Everything from the first line down to the line containing "0.29, 0.14, 0.0]" is to be retyped exactly, both ends included, with pictures left out.

+--

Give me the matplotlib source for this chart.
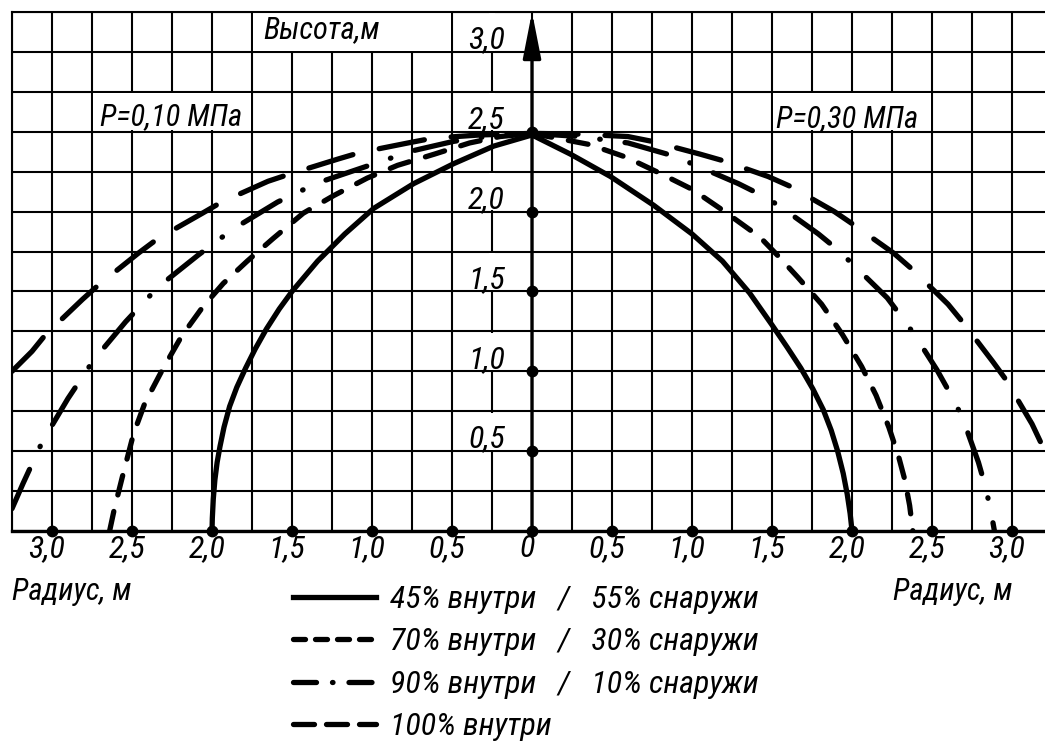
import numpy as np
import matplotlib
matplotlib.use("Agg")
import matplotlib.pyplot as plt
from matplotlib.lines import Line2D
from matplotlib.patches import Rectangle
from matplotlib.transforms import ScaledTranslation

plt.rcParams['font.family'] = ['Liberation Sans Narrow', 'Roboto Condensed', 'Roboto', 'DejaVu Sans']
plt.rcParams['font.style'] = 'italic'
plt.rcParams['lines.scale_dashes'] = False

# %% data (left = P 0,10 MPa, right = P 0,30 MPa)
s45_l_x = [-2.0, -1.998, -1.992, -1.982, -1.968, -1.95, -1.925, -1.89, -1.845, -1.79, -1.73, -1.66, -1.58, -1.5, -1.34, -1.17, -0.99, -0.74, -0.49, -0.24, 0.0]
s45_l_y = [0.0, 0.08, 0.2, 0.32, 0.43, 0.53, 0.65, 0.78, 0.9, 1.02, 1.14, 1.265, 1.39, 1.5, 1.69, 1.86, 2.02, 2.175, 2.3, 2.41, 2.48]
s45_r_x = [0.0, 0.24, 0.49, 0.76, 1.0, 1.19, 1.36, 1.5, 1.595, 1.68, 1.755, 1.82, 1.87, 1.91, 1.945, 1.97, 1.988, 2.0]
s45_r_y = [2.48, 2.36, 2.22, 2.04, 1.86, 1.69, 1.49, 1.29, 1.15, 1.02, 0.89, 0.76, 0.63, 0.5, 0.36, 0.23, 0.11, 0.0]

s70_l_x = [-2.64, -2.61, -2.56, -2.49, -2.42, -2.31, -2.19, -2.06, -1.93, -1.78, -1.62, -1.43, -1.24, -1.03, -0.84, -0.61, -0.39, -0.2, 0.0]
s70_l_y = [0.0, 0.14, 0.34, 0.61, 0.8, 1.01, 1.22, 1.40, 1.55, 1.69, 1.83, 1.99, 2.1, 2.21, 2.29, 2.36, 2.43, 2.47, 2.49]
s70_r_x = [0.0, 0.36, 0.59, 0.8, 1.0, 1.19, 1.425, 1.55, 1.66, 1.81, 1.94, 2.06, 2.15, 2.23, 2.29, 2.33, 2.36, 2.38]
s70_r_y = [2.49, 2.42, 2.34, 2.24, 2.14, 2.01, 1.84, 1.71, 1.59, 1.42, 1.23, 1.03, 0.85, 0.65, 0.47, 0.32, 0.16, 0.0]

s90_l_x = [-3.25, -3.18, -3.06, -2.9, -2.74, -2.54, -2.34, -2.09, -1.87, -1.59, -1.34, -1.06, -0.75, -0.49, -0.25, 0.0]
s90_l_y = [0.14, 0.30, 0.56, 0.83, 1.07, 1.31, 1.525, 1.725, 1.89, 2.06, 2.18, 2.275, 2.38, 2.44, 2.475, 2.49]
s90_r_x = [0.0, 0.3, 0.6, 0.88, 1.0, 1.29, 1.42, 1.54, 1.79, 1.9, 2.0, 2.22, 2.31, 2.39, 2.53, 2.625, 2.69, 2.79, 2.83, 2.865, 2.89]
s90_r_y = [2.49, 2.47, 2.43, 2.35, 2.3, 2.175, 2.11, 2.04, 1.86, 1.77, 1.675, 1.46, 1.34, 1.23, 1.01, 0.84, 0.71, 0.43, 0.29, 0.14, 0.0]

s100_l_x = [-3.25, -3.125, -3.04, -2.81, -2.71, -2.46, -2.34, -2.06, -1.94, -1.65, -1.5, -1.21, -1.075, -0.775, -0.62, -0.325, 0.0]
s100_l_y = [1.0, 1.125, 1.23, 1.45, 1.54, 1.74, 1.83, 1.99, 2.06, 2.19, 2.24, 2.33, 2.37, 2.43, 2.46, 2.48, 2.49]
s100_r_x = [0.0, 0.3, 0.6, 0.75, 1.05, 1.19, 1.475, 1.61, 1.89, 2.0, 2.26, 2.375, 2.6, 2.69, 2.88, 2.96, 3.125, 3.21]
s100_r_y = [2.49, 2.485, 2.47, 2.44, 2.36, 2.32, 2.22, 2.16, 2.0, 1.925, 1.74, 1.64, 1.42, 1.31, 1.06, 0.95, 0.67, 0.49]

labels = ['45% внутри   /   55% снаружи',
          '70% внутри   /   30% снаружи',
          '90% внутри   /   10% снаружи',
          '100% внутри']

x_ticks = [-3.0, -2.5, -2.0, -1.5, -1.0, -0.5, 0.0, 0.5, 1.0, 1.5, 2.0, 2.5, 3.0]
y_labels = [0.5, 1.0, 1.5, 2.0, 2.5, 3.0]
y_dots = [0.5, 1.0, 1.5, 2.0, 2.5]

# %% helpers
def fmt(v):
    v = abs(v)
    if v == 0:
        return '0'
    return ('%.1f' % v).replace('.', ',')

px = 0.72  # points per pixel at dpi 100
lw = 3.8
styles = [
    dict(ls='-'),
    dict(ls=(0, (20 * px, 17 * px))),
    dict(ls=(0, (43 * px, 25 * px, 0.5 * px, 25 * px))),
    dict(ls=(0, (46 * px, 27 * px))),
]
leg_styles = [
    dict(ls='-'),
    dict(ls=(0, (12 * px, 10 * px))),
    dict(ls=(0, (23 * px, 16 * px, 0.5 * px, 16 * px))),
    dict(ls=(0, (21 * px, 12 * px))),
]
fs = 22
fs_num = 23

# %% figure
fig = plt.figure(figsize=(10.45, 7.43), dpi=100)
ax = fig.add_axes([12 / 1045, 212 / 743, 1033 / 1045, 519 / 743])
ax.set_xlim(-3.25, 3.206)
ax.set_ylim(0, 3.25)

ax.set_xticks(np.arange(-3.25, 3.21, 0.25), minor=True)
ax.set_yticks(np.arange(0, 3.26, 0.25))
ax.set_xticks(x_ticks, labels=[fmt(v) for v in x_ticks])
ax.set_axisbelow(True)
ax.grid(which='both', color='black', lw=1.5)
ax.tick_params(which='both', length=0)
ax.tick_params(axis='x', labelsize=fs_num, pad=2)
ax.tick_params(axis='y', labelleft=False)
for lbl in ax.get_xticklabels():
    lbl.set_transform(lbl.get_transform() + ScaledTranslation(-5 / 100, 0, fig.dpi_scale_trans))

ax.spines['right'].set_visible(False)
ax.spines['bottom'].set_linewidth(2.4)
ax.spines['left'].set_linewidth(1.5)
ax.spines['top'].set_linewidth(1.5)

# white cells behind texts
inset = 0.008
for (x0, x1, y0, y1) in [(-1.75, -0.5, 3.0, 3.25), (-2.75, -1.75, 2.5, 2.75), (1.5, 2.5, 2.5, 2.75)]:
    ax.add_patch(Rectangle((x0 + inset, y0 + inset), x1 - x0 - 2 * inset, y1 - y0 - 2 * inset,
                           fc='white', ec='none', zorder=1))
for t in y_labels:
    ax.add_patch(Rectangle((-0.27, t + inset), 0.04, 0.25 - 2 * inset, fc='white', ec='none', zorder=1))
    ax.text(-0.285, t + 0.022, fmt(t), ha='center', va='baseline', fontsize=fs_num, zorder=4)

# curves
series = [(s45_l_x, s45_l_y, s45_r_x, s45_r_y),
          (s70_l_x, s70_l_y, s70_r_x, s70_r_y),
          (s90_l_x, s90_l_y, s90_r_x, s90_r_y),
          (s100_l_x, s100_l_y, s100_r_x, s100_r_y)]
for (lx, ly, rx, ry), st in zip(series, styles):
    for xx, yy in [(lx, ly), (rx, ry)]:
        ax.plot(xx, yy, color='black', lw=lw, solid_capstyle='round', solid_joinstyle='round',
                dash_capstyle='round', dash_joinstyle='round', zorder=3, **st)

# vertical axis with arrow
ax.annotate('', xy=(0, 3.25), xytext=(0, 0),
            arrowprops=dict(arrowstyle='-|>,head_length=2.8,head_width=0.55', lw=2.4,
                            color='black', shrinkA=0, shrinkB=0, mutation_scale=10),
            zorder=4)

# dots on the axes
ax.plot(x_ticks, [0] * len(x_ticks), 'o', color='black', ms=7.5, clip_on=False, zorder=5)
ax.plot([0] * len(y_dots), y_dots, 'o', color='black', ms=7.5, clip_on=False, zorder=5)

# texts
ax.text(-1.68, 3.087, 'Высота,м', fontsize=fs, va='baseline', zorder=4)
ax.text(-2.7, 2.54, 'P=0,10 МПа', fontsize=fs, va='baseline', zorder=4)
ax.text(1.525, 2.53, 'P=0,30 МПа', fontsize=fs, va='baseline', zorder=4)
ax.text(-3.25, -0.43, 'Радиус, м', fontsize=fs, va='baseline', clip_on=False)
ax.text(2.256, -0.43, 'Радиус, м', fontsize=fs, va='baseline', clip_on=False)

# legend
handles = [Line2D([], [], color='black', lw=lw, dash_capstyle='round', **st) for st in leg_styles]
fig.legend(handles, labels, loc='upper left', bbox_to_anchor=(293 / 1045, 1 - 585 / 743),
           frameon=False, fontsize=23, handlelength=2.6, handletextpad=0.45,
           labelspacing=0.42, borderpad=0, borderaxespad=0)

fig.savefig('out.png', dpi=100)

+--

> [Answer to the task]
Give me the matplotlib source for this chart.
import numpy as np
import matplotlib
matplotlib.use("Agg")
import matplotlib.pyplot as plt
from matplotlib.lines import Line2D
from matplotlib.patches import Rectangle
from matplotlib.transforms import ScaledTranslation

plt.rcParams['font.family'] = ['Liberation Sans Narrow', 'Roboto Condensed', 'Roboto', 'DejaVu Sans']
plt.rcParams['font.style'] = 'italic'
plt.rcParams['lines.scale_dashes'] = False

# %% data (left = P 0,10 MPa, right = P 0,30 MPa)
s45_l_x = [-2.0, -1.998, -1.992, -1.982, -1.968, -1.95, -1.925, -1.89, -1.845, -1.79, -1.73, -1.66, -1.58, -1.5, -1.34, -1.17, -0.99, -0.74, -0.49, -0.24, 0.0]
s45_l_y = [0.0, 0.08, 0.2, 0.32, 0.43, 0.53, 0.65, 0.78, 0.9, 1.02, 1.14, 1.265, 1.39, 1.5, 1.69, 1.86, 2.02, 2.175, 2.3, 2.41, 2.48]
s45_r_x = [0.0, 0.24, 0.49, 0.76, 1.0, 1.19, 1.36, 1.5, 1.595, 1.68, 1.755, 1.82, 1.87, 1.91, 1.945, 1.97, 1.988, 2.0]
s45_r_y = [2.48, 2.36, 2.22, 2.04, 1.86, 1.69, 1.49, 1.29, 1.15, 1.02, 0.89, 0.76, 0.63, 0.5, 0.36, 0.23, 0.11, 0.0]

s70_l_x = [-2.64, -2.61, -2.56, -2.49, -2.42, -2.31, -2.19, -2.06, -1.93, -1.78, -1.62, -1.43, -1.24, -1.03, -0.84, -0.61, -0.39, -0.2, 0.0]
s70_l_y = [0.0, 0.14, 0.34, 0.61, 0.8, 1.01, 1.22, 1.40, 1.55, 1.69, 1.83, 1.99, 2.1, 2.21, 2.29, 2.36, 2.43, 2.47, 2.49]
s70_r_x = [0.0, 0.36, 0.59, 0.8, 1.0, 1.19, 1.425, 1.55, 1.66, 1.81, 1.94, 2.06, 2.15, 2.23, 2.29, 2.33, 2.36, 2.38]
s70_r_y = [2.49, 2.42, 2.34, 2.24, 2.14, 2.01, 1.84, 1.71, 1.59, 1.42, 1.23, 1.03, 0.85, 0.65, 0.47, 0.32, 0.16, 0.0]

s90_l_x = [-3.25, -3.18, -3.06, -2.9, -2.74, -2.54, -2.34, -2.09, -1.87, -1.59, -1.34, -1.06, -0.75, -0.49, -0.25, 0.0]
s90_l_y = [0.14, 0.30, 0.56, 0.83, 1.07, 1.31, 1.525, 1.725, 1.89, 2.06, 2.18, 2.275, 2.38, 2.44, 2.475, 2.49]
s90_r_x = [0.0, 0.3, 0.6, 0.88, 1.0, 1.29, 1.42, 1.54, 1.79, 1.9, 2.0, 2.22, 2.31, 2.39, 2.53, 2.625, 2.69, 2.79, 2.83, 2.865, 2.89]
s90_r_y = [2.49, 2.47, 2.43, 2.35, 2.3, 2.175, 2.11, 2.04, 1.86, 1.77, 1.675, 1.46, 1.34, 1.23, 1.01, 0.84, 0.71, 0.43, 0.29, 0.14, 0.0]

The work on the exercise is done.